Investing in Research & Development is necessary to innovate, drive down costs, compete on the global market and build foundational technologies in this fast changing world. Numerous times, Canada has been at the forefront of new technologies such as telecommunications, smartphones, artificial intelligence, etc. only to lose out in the race. R&D doesn’t have to be done at the scale of multinational companies either. It is important for small companies to invest to improve their competitiveness.
What is GERD?
One of the standard metrics for measuring the amount of investment in R&D in a country is called GERD - Gross Domestic Expenditures on Research & Development. Officially, it is defined as "total intramural expenditure on R&D performed on the national territory during a given period. GERD includes R&D performed within a country and funded from abroad but excludes payments for R&D performed abroad". Let’s dive into what that means:
- GERD includes all the investment in R&D within a country. This is across domains. It also does not matter whether the investment source is local or foreign. However, it does exclude all investments in R&D performed abroad.

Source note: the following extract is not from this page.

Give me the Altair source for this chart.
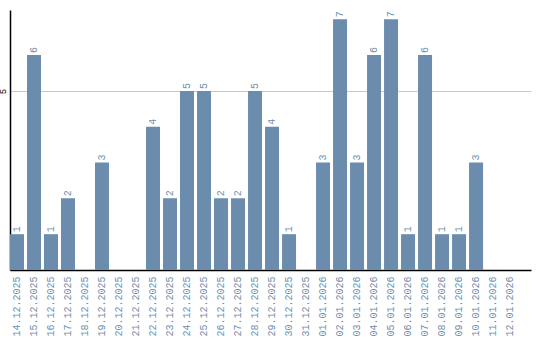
import altair as alt
import pandas as pd

dates = ["14.12.2025", "15.12.2025", "16.12.2025", "17.12.2025", "18.12.2025",
         "19.12.2025", "20.12.2025", "21.12.2025", "22.12.2025", "23.12.2025",
         "24.12.2025", "25.12.2025", "26.12.2025", "27.12.2025", "28.12.2025",
         "29.12.2025", "30.12.2025", "31.12.2025", "01.01.2026", "02.01.2026",
         "03.01.2026", "04.01.2026", "05.01.2026", "06.01.2026", "07.01.2026",
         "08.01.2026", "09.01.2026", "10.01.2026", "11.01.2026", "12.01.2026"]
counts = [1, 6, 1, 2, 0, 3, 0, 0, 4, 2, 5, 5, 2, 2, 5, 4, 1, 0, 3, 7,
          3, 6, 7, 1, 6, 1, 1, 3, 0, 0]

df = pd.DataFrame({"date": dates, "count": counts})

BAR = "#6b8cad"
FONT = "Liberation Mono"

x = alt.X("date:N", sort=None, title=None,
          scale=alt.Scale(paddingInner=0.1765, paddingOuter=0.41, align=0),
          axis=alt.Axis(labelAngle=270, labelFont=FONT, labelFontSize=10,
                        labelColor="#6f8fb0", ticks=False, labelPadding=6,
                        domainColor="black", domainWidth=1.5, grid=False))
y = alt.Y("count:Q", title=None,
          scale=alt.Scale(domain=[0, 7.26], nice=False, zero=True),
          axis=alt.Axis(values=[5], ticks=False, labelAngle=270, labelFont=FONT,
                        labelFontSize=9, labelColor="black", labelPadding=3,
                        domainColor="black", domainWidth=1.5,
                        gridColor="#c8c8c8", gridWidth=1))

bars = alt.Chart(df).mark_bar(color=BAR).encode(x=x, y=y)
text = alt.Chart(df).transform_filter(alt.datum.count > 0).mark_text(
    angle=270, align="left", baseline="middle", dx=2, font=FONT, fontSize=10,
    color="#6f8fb0").encode(x=x, y=y, text="count:Q")

chart = (bars + text).properties(
    width=521, height=260,
    autosize=alt.AutoSizeParams(type="none"),
    padding={"left": 10, "top": 10, "right": 9, "bottom": 70},
).configure_view(stroke=None)

chart.save("out.html", embed_options={"renderer": "svg", "actions": False})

- There are four categories of entities that perform the R&D, and 5 for funding. These are: Governments, Business Enterprises, Higher Education, Private Non-Profit Organizations, and Foreign (Funding only since R&D must happen in local country).
GERD is a good metric for measuring investment in R&D but it is not without fault. One key issue is that often the boundary between investment in R&D (to develop a new technology) and investment in a continuation and fabrication of a product once the research phase has been completed, is quite blurry. Another key issue as per Stats Canada is that the people often logging data and responding to the surveys are more often than not part of management and financial teams and thus have a more limited understanding of what truly counts as R&D. It often represents the resources allocated to R&D from a budget perspective.
Despite this, GERD is good at showing aggregate trends and compare them. Comparisons between different years, different organizations and countries minimize the issues described above since the measurement metrics should be relatively constant and include similar flaws. It is thus justifiable to use it as an indicator of R&D spend for analysis and decision making at the policies level.
Canada vs OECD
We thus wanted to dig into how much Canada actually invests in Research and Development and how it compares to other countries. For comparisons such as this one, the measurement can differ between countries so it’s best to look for international organizations that do the comparison for us. The OECD is the Organization for Economic Cooperation and Development. It currently includes 38 countries and is headquartered in Paris, France. These include many of the major global economies such as the United States, United Kingdom, France, Germany, Korea, Japan.
The plot above shows that Canada is indeed not investing nearly as much as many countries in the OECD. Over the last 40 years, Canada invests between 1.5% and 2% of its GDP into R&D and is consistently below major countries such as the United States, United Kingdom, the European Union, Japan, Germany and many others. In some cases, the difference is strong. In 2022 for example, investment in R&D in Canada amounted to about 1.71% of its GDP compared to about 6.02% to Israel, 5.21% for South Korea and 3.59% for the United States.
Canada vs G7
Another key group is the G7 which is a grouping of 7 advanced economies of the world. Its members are the United States, Canada, France, United Kingdom, Italy, Japan, Germany and the European Union. All members of the G7 are also members of the OECD. The trends are similar and even more worrisome. Canada ranks 6th out of the 7 countries in R&D investment as a percentage of GDP.
Who’s (not) doing the investing in Canada?
The highest amount of investing is done by the private business sector, followed by the higher education sector and then the federal government. For example, in 2023, the total funding in R&D in Canada was 49.148 billion CAD. Of that, just under half (23B CAD) came from private enterprises, 8.5B CAD from Higher Education and 8.2B CAD from the Federal Government. You can read more at Stats Canada
Another important note is that this investment deficit compounds and can cause significant lag in economic growth. Suddenly ramping up investment to match that of the United States for example, will not lead to an instant catch up. That would require years and years of exceeding the R&D of a competing country. It’s time to get to work! We must create the social and financial environment to encourage businesses to invest in growth in Canada.